Problem details - Copy out the data below as written; omit any images.
## BEGIN Data
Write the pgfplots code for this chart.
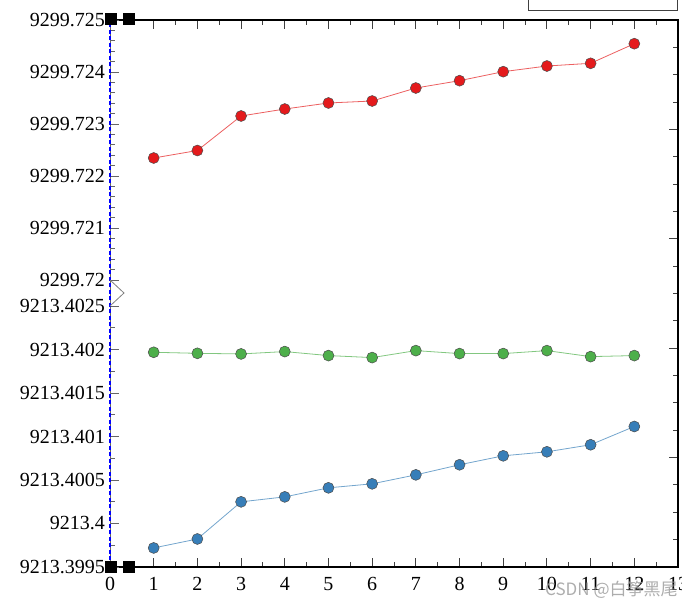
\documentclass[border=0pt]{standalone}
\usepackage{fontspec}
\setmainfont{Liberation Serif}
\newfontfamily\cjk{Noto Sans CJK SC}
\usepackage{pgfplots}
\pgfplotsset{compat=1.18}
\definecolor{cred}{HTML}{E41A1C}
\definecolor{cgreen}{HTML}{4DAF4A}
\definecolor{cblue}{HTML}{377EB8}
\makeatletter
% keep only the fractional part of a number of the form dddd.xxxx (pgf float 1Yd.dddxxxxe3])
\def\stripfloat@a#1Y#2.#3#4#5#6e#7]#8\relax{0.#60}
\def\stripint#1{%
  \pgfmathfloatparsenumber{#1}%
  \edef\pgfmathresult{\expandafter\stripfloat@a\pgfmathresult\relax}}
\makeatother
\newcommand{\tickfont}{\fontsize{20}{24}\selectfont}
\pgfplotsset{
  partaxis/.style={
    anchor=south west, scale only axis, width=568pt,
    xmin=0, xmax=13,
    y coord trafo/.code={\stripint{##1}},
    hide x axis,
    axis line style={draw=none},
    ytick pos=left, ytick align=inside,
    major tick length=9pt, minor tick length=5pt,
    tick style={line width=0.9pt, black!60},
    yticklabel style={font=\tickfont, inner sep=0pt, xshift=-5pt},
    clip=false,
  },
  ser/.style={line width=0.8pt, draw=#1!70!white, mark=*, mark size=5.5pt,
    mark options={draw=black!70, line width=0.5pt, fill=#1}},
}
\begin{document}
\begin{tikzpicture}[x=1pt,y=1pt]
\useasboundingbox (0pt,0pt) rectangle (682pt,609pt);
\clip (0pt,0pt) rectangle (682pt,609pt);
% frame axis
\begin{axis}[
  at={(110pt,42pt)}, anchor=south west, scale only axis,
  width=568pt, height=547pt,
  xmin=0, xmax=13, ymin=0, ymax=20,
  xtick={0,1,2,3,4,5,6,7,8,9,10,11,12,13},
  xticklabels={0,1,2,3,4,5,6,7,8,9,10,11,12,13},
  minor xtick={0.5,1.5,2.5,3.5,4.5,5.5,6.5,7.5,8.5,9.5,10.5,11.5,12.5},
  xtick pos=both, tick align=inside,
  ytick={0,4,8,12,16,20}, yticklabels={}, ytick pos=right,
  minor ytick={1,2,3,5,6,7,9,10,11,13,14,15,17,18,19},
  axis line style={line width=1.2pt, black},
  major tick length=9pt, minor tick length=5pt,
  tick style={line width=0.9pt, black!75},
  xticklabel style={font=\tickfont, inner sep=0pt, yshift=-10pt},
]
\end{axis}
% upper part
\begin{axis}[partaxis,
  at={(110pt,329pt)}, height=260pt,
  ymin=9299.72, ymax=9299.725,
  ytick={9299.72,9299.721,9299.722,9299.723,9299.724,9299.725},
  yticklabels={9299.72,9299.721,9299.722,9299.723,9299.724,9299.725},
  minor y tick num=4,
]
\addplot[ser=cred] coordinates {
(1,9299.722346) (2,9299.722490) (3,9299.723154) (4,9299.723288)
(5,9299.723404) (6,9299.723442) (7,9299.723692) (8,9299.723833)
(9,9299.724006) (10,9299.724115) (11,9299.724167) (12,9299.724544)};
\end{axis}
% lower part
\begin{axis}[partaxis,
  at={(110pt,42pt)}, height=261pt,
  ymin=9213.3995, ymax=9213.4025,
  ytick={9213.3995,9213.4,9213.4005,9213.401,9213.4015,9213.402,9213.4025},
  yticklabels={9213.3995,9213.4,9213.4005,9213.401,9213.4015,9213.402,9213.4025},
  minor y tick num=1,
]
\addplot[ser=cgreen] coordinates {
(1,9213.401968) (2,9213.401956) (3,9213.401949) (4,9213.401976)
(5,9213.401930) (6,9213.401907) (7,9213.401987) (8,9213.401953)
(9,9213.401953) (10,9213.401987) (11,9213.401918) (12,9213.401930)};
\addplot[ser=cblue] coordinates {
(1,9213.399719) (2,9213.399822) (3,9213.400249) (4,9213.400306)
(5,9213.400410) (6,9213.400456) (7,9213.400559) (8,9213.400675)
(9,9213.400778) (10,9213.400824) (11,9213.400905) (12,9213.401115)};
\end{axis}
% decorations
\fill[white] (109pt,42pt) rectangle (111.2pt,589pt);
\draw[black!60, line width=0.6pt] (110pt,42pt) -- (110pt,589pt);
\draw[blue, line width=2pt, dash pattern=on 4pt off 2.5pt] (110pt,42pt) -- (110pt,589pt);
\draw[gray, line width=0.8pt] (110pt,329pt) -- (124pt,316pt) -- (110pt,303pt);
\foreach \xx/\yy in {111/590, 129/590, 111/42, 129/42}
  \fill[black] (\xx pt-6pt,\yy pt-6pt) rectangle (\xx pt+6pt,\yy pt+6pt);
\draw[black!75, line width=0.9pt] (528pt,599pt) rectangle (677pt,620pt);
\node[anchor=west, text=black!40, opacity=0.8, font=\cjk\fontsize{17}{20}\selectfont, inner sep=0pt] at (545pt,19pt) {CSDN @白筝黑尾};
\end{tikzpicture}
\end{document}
## END Data
Reply to the exercise -
Write the pgfplots code for this chart.
\documentclass[border=0pt]{standalone}
\usepackage{fontspec}
\setmainfont{Liberation Serif}
\newfontfamily\cjk{Noto Sans CJK SC}
\usepackage{pgfplots}
\pgfplotsset{compat=1.18}
\definecolor{cred}{HTML}{E41A1C}
\definecolor{cgreen}{HTML}{4DAF4A}
\definecolor{cblue}{HTML}{377EB8}
\makeatletter
% keep only the fractional part of a number of the form dddd.xxxx (pgf float 1Yd.dddxxxxe3])
\def\stripfloat@a#1Y#2.#3#4#5#6e#7]#8\relax{0.#60}
\def\stripint#1{%
  \pgfmathfloatparsenumber{#1}%
  \edef\pgfmathresult{\expandafter\stripfloat@a\pgfmathresult\relax}}
\makeatother
\newcommand{\tickfont}{\fontsize{20}{24}\selectfont}
\pgfplotsset{
  partaxis/.style={
    anchor=south west, scale only axis, width=568pt,
    xmin=0, xmax=13,
    y coord trafo/.code={\stripint{##1}},
    hide x axis,
    axis line style={draw=none},
    ytick pos=left, ytick align=inside,
    major tick length=9pt, minor tick length=5pt,
    tick style={line width=0.9pt, black!60},
    yticklabel style={font=\tickfont, inner sep=0pt, xshift=-5pt},
    clip=false,
  },
  ser/.style={line width=0.8pt, draw=#1!70!white, mark=*, mark size=5.5pt,
    mark options={draw=black!70, line width=0.5pt, fill=#1}},
}
\begin{document}
\begin{tikzpicture}[x=1pt,y=1pt]
\useasboundingbox (0pt,0pt) rectangle (682pt,609pt);
\clip (0pt,0pt) rectangle (682pt,609pt);
% frame axis
\begin{axis}[
  at={(110pt,42pt)}, anchor=south west, scale only axis,
  width=568pt, height=547pt,
  xmin=0, xmax=13, ymin=0, ymax=20,
  xtick={0,1,2,3,4,5,6,7,8,9,10,11,12,13},
  xticklabels={0,1,2,3,4,5,6,7,8,9,10,11,12,13},
  minor xtick={0.5,1.5,2.5,3.5,4.5,5.5,6.5,7.5,8.5,9.5,10.5,11.5,12.5},
  xtick pos=both, tick align=inside,
  ytick={0,4,8,12,16,20}, yticklabels={}, ytick pos=right,
  minor ytick={1,2,3,5,6,7,9,10,11,13,14,15,17,18,19},
  axis line style={line width=1.2pt, black},
  major tick length=9pt, minor tick length=5pt,
  tick style={line width=0.9pt, black!75},
  xticklabel style={font=\tickfont, inner sep=0pt, yshift=-10pt},
]
\end{axis}
% upper part
\begin{axis}[partaxis,
  at={(110pt,329pt)}, height=260pt,
  ymin=9299.72, ymax=9299.725,
  ytick={9299.72,9299.721,9299.722,9299.723,9299.724,9299.725},
  yticklabels={9299.72,9299.721,9299.722,9299.723,9299.724,9299.725},
  minor y tick num=4,
]
\addplot[ser=cred] coordinates {
(1,9299.722346) (2,9299.722490) (3,9299.723154) (4,9299.723288)
(5,9299.723404) (6,9299.723442) (7,9299.723692) (8,9299.723833)
(9,9299.724006) (10,9299.724115) (11,9299.724167) (12,9299.724544)};
\end{axis}
% lower part
\begin{axis}[partaxis,
  at={(110pt,42pt)}, height=261pt,
  ymin=9213.3995, ymax=9213.4025,
  ytick={9213.3995,9213.4,9213.4005,9213.401,9213.4015,9213.402,9213.4025},
  yticklabels={9213.3995,9213.4,9213.4005,9213.401,9213.4015,9213.402,9213.4025},
  minor y tick num=1,
]
\addplot[ser=cgreen] coordinates {
(1,9213.401968) (2,9213.401956) (3,9213.401949) (4,9213.401976)
(5,9213.401930) (6,9213.401907) (7,9213.401987) (8,9213.401953)
(9,9213.401953) (10,9213.401987) (11,9213.401918) (12,9213.401930)};
\addplot[ser=cblue] coordinates {
(1,9213.399719) (2,9213.399822) (3,9213.400249) (4,9213.400306)
(5,9213.400410) (6,9213.400456) (7,9213.400559) (8,9213.400675)
(9,9213.400778) (10,9213.400824) (11,9213.400905) (12,9213.401115)};
\end{axis}
% decorations
\fill[white] (109pt,42pt) rectangle (111.2pt,589pt);
\draw[black!60, line width=0.6pt] (110pt,42pt) -- (110pt,589pt);
\draw[blue, line width=2pt, dash pattern=on 4pt off 2.5pt] (110pt,42pt) -- (110pt,589pt);
\draw[gray, line width=0.8pt] (110pt,329pt) -- (124pt,316pt) -- (110pt,303pt);
\foreach \xx/\yy in {111/590, 129/590, 111/42, 129/42}
  \fill[black] (\xx pt-6pt,\yy pt-6pt) rectangle (\xx pt+6pt,\yy pt+6pt);
\draw[black!75, line width=0.9pt] (528pt,599pt) rectangle (677pt,620pt);
\node[anchor=west, text=black!40, opacity=0.8, font=\cjk\fontsize{17}{20}\selectfont, inner sep=0pt] at (545pt,19pt) {CSDN @白筝黑尾};
\end{tikzpicture}
\end{document}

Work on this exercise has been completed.